In 2023 alone, visits to online piracy websites skyrocketed to 141 billion, averaging a staggering 386 million hits every single day. According to data from MUSO, that’s a 12% jump from 2019.
Piracy isn’t just a niche activity — it’s part of the daily routine for millions of people around the world. But is piracy just a modern-day Robin Hood story, providing the masses with access to content they might not be able to afford? Or is it a digital heist that robs creators of their hard-earned revenue?
The primary driving force for corporations is profit. This economic incentive often leads to content being commodified and sold for profit, which can create barriers to access in areas of lesser availability. This creates a gap that piracy is able to fill.
“In … [many] cases, it just doesn’t make sense to pay for a [service],” said sophomore Patrick Gomm. ”To download songs on Spotify or Apple Music, you [still] … have to pay for cellular data usage … [Piracy is] kind of like free samples at Costco, you don’t have to pay … you can just take it.”
Among the industries most targeted by piracy, multi-billion dollar corporations like Sony, Microsoft and Disney have massive resources, meaning they can absorb some loss due to piracy without significantly affecting their operations or the livelihoods of their employees. Disney alone generated $82.7 billion in revenue in 2022, with its media division earning billions — largely outweighing the estimated $29.2 to $71 billion lost annually due to digital piracy in the US, according to the US Chamber of Commerce.
“I don’t want to download five different streaming services and then pay monthly subscriptions for the rest of my life,” said freshman Trevor Pulley.
Digital piracy can sometimes even benefit these large entities by introducing a form of “shadow competition,” which can prevent monopolistic pricing and encourage broader content consumption. Shadow competition refers to the indirect competition that arises when consumers use free or illegal alternatives, such as pirated content, which pressures large companies to lower prices or improve services.
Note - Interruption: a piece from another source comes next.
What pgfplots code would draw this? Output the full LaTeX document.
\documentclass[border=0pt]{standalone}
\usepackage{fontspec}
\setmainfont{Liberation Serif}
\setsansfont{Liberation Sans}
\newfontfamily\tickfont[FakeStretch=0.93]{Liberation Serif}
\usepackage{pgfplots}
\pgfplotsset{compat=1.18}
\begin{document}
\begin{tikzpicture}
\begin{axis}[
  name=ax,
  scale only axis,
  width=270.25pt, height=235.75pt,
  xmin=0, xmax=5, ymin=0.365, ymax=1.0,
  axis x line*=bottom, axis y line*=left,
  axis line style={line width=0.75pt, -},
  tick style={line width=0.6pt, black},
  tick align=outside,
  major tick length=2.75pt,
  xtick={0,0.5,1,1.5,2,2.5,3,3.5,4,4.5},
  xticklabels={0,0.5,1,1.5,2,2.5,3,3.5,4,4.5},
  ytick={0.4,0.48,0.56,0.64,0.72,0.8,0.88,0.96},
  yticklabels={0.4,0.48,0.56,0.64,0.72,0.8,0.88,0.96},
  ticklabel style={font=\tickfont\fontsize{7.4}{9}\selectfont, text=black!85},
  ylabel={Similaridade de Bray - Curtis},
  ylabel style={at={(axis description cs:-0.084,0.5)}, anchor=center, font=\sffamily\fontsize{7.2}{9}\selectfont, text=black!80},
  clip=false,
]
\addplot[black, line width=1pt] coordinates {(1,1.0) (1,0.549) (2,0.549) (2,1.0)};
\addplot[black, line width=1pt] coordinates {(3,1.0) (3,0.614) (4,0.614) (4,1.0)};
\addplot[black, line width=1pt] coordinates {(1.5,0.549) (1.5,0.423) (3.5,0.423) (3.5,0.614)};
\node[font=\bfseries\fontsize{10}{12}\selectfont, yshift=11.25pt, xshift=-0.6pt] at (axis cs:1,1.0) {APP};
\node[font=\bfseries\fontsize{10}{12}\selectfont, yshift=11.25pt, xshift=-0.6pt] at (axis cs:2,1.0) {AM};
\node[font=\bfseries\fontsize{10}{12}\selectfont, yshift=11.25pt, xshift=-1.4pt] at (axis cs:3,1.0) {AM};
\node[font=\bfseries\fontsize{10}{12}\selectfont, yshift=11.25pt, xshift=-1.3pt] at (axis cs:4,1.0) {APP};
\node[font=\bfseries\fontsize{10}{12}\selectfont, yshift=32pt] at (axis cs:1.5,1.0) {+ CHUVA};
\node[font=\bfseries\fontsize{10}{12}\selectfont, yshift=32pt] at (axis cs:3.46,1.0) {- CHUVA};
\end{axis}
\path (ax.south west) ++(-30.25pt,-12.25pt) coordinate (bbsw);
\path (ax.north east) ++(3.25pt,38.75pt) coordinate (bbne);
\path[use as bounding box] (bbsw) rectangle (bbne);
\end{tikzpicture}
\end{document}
This can benefit big companies by preventing monopolistic pricing, which can eventually drive legitimate sales when consumers are drawn into the ecosystem and willing to pay for “exclusive” or premium content.
Contrast this with indie developers and small creators, who operate on shoestring budgets and often struggle to make a living from their work. For these individuals, every sale counts. When their games or projects are pirated, it directly impacts their income and, by extension, their ability to continue creating. Unlike large corporations, small developers don’t have financial cushions to absorb losses from piracy. The damage to their livelihood can be substantial, and it often means the difference between continuing their work or shutting down their projects.
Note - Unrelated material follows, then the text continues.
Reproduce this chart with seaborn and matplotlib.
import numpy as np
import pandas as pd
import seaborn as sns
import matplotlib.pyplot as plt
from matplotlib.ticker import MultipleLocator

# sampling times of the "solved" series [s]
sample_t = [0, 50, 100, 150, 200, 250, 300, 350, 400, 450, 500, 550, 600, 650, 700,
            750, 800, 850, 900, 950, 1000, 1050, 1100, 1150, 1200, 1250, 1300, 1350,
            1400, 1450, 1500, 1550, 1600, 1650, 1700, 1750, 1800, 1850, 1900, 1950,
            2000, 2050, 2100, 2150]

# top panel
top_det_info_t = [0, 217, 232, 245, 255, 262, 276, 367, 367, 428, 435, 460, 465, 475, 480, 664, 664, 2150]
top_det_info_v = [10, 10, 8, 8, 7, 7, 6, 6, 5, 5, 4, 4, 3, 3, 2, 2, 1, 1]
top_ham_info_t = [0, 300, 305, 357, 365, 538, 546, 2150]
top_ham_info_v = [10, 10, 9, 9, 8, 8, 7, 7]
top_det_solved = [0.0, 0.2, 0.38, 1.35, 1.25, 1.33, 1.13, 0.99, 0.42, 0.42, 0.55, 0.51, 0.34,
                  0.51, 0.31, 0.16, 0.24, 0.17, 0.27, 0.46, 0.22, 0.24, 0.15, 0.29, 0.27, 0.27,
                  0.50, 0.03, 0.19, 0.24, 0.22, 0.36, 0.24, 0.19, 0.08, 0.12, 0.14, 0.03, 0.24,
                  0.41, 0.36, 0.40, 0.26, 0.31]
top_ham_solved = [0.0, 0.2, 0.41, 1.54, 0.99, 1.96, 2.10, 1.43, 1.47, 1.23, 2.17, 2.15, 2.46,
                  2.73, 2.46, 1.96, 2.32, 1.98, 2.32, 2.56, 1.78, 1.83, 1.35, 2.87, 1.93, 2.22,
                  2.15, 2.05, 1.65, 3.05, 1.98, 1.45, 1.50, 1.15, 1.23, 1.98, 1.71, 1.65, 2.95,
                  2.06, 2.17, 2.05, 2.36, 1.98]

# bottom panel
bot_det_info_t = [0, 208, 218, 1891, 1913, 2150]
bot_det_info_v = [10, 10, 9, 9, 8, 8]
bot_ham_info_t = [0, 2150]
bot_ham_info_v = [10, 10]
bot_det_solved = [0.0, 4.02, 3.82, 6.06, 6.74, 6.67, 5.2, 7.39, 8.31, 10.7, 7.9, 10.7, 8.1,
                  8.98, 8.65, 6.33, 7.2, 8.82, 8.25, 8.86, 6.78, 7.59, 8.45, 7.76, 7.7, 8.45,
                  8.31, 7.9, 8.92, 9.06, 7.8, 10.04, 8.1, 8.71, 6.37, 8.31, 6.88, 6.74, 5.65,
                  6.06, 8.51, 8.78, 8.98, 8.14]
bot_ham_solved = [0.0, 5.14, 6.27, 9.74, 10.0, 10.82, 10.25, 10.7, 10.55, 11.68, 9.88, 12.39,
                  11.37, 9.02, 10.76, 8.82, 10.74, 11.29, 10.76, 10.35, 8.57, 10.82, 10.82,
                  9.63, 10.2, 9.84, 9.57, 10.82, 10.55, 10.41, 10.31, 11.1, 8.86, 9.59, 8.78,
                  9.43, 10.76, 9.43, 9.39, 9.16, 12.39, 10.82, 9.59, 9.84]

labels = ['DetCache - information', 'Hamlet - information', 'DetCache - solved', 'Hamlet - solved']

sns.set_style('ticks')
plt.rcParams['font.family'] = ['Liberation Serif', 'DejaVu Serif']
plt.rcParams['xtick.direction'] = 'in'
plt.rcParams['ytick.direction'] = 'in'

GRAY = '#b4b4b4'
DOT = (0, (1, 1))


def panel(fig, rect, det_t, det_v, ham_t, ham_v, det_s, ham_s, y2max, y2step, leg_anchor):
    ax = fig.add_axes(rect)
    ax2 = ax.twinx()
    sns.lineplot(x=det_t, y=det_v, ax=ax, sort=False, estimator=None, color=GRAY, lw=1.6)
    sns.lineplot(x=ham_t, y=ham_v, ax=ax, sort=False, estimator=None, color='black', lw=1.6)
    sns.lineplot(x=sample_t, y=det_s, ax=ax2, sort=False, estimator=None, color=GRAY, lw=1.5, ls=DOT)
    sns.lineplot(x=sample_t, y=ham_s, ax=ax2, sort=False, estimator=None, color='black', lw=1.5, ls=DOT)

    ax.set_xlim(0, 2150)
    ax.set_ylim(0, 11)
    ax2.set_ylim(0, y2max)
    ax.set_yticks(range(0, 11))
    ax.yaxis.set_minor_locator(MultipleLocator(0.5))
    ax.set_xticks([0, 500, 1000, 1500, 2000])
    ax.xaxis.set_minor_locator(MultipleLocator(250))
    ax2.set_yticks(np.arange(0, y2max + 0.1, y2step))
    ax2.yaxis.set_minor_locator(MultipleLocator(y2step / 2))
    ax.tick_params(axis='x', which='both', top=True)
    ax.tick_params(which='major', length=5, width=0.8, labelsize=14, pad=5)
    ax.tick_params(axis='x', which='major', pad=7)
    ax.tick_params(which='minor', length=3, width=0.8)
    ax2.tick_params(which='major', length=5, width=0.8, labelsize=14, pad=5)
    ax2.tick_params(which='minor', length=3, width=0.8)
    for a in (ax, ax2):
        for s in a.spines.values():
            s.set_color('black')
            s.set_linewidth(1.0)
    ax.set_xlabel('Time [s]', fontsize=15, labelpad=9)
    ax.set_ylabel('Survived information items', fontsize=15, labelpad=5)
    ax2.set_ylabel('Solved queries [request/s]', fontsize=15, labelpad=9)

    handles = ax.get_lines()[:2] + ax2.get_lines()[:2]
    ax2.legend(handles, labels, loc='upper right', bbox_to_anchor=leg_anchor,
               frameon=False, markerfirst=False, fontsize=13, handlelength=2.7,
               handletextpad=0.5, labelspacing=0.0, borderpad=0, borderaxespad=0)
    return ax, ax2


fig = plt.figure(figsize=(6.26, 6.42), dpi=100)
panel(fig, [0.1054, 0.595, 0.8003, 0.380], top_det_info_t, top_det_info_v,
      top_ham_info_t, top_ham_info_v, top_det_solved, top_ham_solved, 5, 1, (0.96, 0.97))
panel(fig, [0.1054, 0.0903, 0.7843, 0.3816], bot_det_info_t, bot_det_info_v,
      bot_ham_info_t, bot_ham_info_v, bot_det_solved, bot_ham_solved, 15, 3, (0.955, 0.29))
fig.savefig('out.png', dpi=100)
On the other hand, piracy is also able to give smaller creators exposure. For example, indie games like Slay the Spire and Geometry Dash had weak initial launches but later gained a following over time and grew in popularity because of piracy.
Pirated content that’s being widely used or discussed can unintentionally generate buzz, raising awareness of a product or brand — even if the exposure was not through legitimate channels. This can apply to the research community, where paying for full access to articles has become increasingly common, which creates an environment where only those with financial resources can fully participate in the academic conversation. Piracy helps to increase academic literacy irrespective of someone’s socioeconomic status.
“Paywalls just continue to add on to that [wealth/knowledge] gap,” said senior Medha Rakesh. “Having all these paywalls … creates so much [disparity]. That’s not how knowledge should work.”
While piracy from multi-billion dollar corporations might be seen as less morally problematic, piracy affecting small indie creators poses significant ethical concerns. Striking a balance between access and respect for creators’ rights is essential.